● **WORK TO BE COMPLETED**
Nothing but the lines from the top of the data to the line holding "Chart.register(...registerables);" should be printed, word for word and both ends included; leave the pictures out.
══════════
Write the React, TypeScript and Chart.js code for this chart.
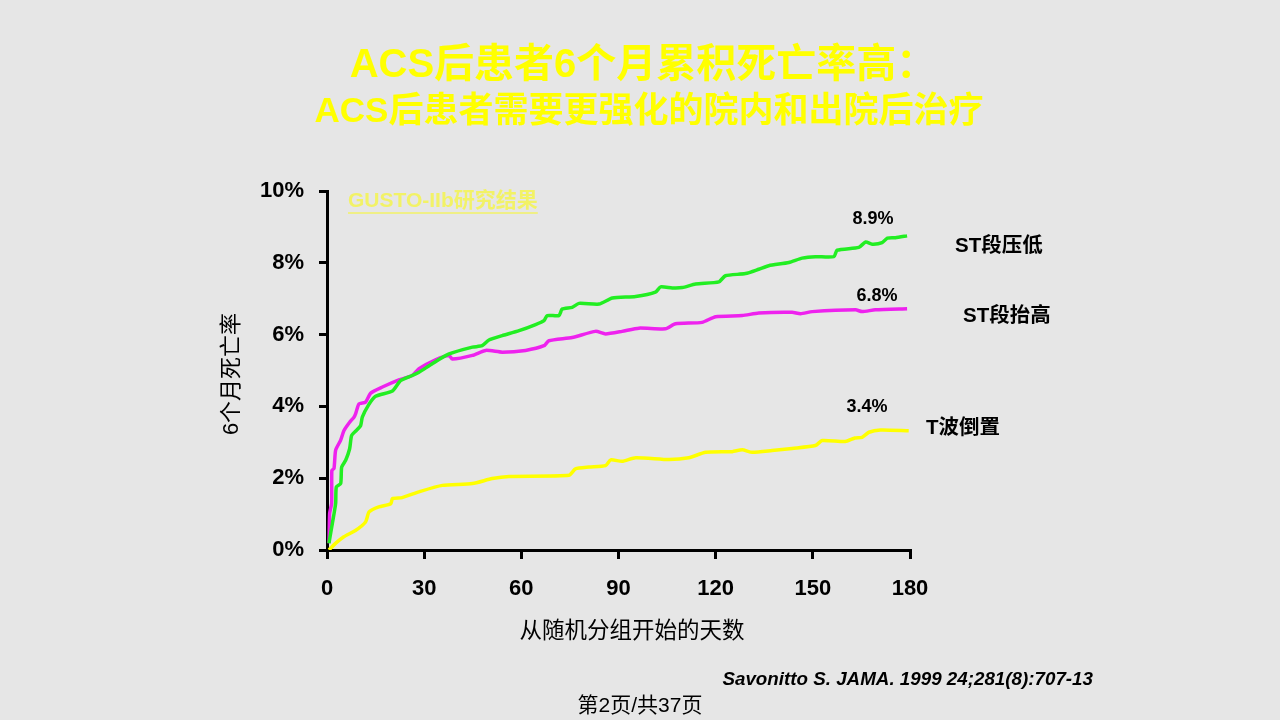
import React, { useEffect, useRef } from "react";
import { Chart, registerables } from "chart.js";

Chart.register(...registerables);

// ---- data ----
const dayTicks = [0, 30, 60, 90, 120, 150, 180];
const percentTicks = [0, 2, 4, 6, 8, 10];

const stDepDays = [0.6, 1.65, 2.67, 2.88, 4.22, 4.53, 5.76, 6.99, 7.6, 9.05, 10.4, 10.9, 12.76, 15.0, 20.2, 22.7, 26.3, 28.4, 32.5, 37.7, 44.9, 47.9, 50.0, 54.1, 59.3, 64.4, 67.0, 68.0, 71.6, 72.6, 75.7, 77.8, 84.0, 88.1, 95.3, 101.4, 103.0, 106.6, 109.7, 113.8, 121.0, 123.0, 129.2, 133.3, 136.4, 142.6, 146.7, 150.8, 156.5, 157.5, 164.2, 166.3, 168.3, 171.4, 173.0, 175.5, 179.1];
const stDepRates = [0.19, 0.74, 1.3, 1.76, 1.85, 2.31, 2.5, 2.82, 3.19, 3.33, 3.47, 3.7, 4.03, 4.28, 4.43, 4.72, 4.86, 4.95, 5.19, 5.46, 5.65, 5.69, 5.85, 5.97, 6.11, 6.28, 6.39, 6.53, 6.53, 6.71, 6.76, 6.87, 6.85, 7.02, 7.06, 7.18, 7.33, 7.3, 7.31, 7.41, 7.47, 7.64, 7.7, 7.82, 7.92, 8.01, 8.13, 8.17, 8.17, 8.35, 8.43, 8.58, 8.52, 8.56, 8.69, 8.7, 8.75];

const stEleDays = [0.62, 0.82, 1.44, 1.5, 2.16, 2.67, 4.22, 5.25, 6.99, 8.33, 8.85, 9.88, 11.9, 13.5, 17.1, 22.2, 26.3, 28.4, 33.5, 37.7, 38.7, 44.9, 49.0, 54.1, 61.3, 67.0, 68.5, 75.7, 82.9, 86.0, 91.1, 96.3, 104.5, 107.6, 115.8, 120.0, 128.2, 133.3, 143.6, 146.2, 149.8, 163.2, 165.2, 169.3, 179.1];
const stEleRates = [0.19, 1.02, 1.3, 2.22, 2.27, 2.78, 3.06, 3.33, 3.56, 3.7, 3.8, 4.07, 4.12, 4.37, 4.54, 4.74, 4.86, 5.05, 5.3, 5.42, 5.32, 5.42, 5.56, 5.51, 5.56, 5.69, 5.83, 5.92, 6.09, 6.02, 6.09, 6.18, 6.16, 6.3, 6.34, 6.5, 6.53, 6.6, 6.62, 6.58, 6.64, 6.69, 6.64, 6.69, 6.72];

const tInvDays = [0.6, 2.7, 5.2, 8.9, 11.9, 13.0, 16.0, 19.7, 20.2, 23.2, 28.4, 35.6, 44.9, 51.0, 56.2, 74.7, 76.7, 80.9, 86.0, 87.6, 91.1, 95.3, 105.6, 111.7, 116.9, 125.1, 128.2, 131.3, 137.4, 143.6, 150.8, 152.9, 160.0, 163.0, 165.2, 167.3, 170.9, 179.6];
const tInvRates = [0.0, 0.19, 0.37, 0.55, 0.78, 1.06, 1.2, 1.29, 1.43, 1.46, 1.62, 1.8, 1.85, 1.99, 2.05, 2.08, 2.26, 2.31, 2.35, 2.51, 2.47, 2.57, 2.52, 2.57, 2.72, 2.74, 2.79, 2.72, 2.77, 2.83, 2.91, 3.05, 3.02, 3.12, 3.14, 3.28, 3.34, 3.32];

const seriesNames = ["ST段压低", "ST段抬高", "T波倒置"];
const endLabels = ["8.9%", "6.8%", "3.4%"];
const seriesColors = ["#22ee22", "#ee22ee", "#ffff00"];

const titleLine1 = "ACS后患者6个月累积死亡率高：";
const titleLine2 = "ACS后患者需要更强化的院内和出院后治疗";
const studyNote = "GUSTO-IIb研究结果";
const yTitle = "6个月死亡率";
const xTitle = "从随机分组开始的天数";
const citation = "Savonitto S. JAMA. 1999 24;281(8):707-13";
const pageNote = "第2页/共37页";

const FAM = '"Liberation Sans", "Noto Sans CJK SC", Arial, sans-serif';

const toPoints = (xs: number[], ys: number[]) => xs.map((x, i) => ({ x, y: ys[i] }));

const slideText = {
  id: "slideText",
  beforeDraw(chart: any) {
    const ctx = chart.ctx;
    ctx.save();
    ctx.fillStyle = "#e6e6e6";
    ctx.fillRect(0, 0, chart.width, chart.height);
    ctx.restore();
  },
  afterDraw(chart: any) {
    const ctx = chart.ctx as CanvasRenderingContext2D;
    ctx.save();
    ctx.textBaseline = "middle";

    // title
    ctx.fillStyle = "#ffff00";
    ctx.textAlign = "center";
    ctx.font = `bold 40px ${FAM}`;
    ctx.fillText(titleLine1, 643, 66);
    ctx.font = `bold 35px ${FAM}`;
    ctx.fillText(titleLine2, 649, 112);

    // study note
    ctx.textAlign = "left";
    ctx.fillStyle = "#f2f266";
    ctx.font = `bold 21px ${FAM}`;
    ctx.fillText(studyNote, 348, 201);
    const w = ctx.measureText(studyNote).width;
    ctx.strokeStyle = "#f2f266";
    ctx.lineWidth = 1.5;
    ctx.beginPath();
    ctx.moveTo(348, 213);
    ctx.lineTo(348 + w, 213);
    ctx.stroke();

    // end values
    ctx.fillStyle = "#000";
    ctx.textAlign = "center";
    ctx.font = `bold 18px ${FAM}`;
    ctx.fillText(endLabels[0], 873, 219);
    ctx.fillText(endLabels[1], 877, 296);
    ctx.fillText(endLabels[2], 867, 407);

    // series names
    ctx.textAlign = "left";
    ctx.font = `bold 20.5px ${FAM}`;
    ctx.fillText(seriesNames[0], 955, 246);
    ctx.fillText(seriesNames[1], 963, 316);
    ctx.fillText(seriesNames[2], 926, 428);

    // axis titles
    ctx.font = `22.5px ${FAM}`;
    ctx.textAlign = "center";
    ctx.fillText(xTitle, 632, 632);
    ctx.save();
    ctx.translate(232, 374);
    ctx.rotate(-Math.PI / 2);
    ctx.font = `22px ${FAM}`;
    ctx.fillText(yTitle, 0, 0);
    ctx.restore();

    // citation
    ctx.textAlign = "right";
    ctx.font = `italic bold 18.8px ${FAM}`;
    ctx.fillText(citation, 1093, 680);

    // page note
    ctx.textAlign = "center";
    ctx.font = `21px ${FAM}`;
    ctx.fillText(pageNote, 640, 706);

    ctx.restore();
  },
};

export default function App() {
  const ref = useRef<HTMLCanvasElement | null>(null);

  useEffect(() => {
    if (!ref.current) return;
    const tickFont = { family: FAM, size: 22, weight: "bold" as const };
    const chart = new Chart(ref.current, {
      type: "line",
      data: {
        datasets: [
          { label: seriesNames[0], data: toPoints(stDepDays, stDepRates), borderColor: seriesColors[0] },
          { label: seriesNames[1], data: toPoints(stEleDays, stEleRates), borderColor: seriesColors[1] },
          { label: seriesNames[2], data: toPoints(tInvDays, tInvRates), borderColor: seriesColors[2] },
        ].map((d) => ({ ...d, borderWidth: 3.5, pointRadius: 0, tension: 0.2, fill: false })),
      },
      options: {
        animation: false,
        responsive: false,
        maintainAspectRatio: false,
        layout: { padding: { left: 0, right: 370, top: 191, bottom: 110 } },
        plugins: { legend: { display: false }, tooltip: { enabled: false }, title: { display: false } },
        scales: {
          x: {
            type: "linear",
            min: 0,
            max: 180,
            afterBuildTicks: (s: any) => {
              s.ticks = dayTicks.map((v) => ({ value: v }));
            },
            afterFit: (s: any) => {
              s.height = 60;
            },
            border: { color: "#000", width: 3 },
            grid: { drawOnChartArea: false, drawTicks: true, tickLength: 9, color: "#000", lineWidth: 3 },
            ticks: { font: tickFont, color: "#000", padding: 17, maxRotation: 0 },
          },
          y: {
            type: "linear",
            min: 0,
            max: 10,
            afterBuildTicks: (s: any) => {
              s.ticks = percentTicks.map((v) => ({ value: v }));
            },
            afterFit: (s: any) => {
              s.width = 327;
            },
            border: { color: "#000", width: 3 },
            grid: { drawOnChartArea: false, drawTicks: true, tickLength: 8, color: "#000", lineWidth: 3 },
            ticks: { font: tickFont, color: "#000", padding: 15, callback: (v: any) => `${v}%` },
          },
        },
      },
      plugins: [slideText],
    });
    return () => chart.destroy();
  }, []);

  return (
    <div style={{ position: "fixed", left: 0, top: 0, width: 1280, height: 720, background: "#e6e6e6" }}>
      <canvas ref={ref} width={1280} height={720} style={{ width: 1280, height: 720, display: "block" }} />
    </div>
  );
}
══════════
● **ANSWER TO THIS EXERCISE**
Write the React, TypeScript and Chart.js code for this chart.
import React, { useEffect, useRef } from "react";
import { Chart, registerables } from "chart.js";

Chart.register(...registerables);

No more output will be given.